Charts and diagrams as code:
>> start

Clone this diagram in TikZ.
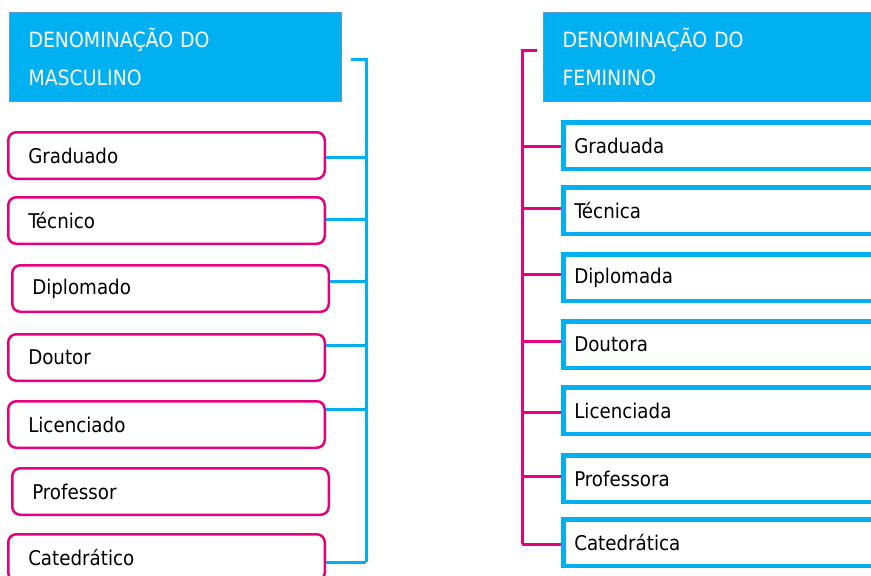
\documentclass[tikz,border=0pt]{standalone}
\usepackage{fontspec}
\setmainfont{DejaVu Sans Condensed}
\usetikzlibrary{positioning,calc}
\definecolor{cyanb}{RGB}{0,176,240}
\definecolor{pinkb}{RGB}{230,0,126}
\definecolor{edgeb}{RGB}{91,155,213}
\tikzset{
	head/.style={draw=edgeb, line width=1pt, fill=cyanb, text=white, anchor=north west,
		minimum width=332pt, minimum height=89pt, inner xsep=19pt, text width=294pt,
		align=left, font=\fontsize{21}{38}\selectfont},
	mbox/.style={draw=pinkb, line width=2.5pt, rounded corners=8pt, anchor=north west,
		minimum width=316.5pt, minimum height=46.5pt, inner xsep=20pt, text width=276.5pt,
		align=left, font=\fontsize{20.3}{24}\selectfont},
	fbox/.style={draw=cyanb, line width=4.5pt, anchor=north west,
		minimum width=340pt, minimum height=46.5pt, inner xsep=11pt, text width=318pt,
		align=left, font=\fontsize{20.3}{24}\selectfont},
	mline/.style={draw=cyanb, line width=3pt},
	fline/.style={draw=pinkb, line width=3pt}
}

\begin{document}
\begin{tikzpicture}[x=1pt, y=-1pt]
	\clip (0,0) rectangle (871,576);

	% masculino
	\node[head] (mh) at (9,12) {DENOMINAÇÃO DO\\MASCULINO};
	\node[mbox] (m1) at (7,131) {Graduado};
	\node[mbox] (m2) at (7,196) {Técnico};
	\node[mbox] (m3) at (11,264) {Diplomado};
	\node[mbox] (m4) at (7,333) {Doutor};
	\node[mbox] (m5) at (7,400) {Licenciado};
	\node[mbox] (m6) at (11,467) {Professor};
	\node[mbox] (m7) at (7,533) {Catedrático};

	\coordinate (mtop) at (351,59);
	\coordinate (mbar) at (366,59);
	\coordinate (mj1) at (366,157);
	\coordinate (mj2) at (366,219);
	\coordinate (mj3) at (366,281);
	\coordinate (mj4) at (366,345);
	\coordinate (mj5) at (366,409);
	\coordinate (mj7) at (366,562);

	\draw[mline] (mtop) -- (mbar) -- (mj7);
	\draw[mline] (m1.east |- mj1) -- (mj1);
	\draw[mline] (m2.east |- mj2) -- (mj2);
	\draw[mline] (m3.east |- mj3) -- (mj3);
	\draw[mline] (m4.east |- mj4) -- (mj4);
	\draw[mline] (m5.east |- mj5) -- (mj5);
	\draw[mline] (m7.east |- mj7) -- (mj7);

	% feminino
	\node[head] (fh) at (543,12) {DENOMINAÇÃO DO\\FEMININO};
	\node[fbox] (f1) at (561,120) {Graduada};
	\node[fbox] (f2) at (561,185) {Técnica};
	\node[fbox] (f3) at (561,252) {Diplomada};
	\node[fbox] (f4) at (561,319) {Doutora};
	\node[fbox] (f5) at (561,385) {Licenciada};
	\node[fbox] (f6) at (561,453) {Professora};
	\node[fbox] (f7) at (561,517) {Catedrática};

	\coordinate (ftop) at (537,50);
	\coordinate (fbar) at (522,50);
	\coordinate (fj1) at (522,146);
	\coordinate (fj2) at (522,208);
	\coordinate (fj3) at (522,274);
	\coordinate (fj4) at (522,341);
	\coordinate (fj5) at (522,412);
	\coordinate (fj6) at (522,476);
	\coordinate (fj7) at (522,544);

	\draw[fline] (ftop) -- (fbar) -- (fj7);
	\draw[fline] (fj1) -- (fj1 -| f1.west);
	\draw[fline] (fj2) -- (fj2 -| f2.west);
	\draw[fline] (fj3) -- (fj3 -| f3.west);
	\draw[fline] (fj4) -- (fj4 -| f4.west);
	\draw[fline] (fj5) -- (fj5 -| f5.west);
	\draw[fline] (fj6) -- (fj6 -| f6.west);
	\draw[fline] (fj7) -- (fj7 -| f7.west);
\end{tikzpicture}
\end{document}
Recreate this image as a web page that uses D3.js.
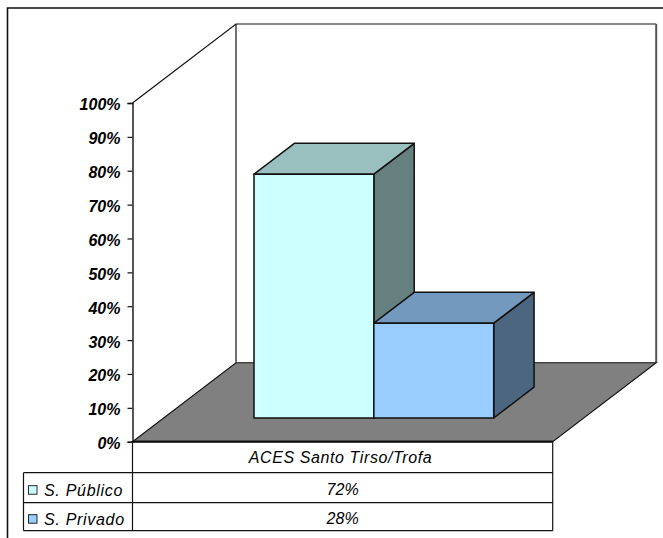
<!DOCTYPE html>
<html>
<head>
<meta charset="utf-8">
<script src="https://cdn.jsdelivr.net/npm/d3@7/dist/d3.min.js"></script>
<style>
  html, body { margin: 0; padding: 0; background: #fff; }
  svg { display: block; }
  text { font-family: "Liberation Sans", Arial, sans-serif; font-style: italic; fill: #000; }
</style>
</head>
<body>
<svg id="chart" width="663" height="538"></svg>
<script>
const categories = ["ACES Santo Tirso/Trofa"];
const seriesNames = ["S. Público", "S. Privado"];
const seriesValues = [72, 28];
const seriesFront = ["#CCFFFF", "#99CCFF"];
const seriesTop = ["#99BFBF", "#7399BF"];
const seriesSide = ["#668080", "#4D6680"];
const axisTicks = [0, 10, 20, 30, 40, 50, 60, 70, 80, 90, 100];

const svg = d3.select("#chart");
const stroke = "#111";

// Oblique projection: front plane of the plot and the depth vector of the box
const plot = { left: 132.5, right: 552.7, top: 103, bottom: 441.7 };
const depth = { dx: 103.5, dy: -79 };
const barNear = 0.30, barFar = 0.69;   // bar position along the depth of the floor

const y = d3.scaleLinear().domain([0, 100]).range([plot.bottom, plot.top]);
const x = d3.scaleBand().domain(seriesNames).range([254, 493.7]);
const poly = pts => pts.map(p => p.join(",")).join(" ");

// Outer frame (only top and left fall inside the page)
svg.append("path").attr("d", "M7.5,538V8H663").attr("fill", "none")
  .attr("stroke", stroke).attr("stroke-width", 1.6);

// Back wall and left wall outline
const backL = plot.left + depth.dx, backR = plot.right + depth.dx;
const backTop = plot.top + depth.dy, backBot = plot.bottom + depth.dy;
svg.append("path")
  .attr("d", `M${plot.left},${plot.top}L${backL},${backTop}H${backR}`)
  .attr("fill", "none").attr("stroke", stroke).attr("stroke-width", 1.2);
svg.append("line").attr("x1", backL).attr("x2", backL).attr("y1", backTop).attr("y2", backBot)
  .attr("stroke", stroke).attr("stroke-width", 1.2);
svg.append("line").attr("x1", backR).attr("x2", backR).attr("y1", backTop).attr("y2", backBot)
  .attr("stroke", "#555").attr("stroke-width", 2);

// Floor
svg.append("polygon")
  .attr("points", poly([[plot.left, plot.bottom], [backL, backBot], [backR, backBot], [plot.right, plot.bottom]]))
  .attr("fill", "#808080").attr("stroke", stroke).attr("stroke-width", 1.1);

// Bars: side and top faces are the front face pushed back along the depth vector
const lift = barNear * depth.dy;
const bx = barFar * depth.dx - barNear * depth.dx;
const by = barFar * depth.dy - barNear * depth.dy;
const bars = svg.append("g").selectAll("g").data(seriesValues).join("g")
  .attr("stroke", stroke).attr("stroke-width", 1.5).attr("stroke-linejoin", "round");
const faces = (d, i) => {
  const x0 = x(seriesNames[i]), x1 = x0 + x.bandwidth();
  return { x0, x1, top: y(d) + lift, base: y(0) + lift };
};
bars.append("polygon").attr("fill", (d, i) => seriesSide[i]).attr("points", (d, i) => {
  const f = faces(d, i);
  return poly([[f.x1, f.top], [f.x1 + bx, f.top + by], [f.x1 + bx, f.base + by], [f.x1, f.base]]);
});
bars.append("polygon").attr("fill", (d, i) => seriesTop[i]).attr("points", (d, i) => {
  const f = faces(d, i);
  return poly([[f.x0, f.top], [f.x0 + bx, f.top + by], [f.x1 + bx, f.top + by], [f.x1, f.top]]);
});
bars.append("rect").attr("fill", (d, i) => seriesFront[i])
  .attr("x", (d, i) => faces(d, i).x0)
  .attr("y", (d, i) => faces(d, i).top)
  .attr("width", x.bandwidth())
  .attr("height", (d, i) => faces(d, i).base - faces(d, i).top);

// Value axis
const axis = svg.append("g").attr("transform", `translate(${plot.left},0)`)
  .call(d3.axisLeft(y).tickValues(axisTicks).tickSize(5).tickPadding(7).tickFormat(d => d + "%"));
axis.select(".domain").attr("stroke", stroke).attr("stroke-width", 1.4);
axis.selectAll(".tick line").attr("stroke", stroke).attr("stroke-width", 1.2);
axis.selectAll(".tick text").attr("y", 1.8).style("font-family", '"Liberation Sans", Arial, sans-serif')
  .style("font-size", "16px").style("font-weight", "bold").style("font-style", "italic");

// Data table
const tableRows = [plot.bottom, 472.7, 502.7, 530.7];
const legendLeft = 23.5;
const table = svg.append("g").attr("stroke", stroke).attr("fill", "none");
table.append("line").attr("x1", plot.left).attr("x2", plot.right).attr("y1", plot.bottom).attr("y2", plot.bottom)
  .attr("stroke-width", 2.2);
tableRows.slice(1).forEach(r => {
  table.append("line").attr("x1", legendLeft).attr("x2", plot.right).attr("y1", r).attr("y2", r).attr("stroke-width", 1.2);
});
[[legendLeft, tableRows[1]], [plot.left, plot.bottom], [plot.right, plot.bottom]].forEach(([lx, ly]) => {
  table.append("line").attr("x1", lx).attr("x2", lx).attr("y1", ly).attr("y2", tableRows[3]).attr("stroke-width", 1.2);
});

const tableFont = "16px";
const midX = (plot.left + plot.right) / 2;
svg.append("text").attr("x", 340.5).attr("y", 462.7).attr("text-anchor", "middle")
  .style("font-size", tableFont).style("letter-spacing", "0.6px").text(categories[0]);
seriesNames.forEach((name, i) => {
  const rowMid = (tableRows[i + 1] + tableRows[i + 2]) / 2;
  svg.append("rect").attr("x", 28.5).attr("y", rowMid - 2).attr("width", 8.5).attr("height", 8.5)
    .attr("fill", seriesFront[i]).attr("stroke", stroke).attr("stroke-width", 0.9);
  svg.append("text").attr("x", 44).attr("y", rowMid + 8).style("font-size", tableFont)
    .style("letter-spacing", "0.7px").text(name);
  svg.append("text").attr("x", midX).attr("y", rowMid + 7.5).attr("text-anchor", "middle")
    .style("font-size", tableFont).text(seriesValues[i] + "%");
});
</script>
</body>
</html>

>> end

• **What the exercise asks**
Copy only the part of the records that runs from the first line to the line with "(mj7) at (366,562);", ends included, leaving pictures out.

• **The completed task**
Clone this diagram in TikZ.
\documentclass[tikz,border=0pt]{standalone}
\usepackage{fontspec}
\setmainfont{DejaVu Sans Condensed}
\usetikzlibrary{positioning,calc}
\definecolor{cyanb}{RGB}{0,176,240}
\definecolor{pinkb}{RGB}{230,0,126}
\definecolor{edgeb}{RGB}{91,155,213}
\tikzset{
	head/.style={draw=edgeb, line width=1pt, fill=cyanb, text=white, anchor=north west,
		minimum width=332pt, minimum height=89pt, inner xsep=19pt, text width=294pt,
		align=left, font=\fontsize{21}{38}\selectfont},
	mbox/.style={draw=pinkb, line width=2.5pt, rounded corners=8pt, anchor=north west,
		minimum width=316.5pt, minimum height=46.5pt, inner xsep=20pt, text width=276.5pt,
		align=left, font=\fontsize{20.3}{24}\selectfont},
	fbox/.style={draw=cyanb, line width=4.5pt, anchor=north west,
		minimum width=340pt, minimum height=46.5pt, inner xsep=11pt, text width=318pt,
		align=left, font=\fontsize{20.3}{24}\selectfont},
	mline/.style={draw=cyanb, line width=3pt},
	fline/.style={draw=pinkb, line width=3pt}
}

\begin{document}
\begin{tikzpicture}[x=1pt, y=-1pt]
	\clip (0,0) rectangle (871,576);

	% masculino
	\node[head] (mh) at (9,12) {DENOMINAÇÃO DO\\MASCULINO};
	\node[mbox] (m1) at (7,131) {Graduado};
	\node[mbox] (m2) at (7,196) {Técnico};
	\node[mbox] (m3) at (11,264) {Diplomado};
	\node[mbox] (m4) at (7,333) {Doutor};
	\node[mbox] (m5) at (7,400) {Licenciado};
	\node[mbox] (m6) at (11,467) {Professor};
	\node[mbox] (m7) at (7,533) {Catedrático};

	\coordinate (mtop) at (351,59);
	\coordinate (mbar) at (366,59);
	\coordinate (mj1) at (366,157);
	\coordinate (mj2) at (366,219);
	\coordinate (mj3) at (366,281);
	\coordinate (mj4) at (366,345);
	\coordinate (mj5) at (366,409);
	\coordinate (mj7) at (366,562);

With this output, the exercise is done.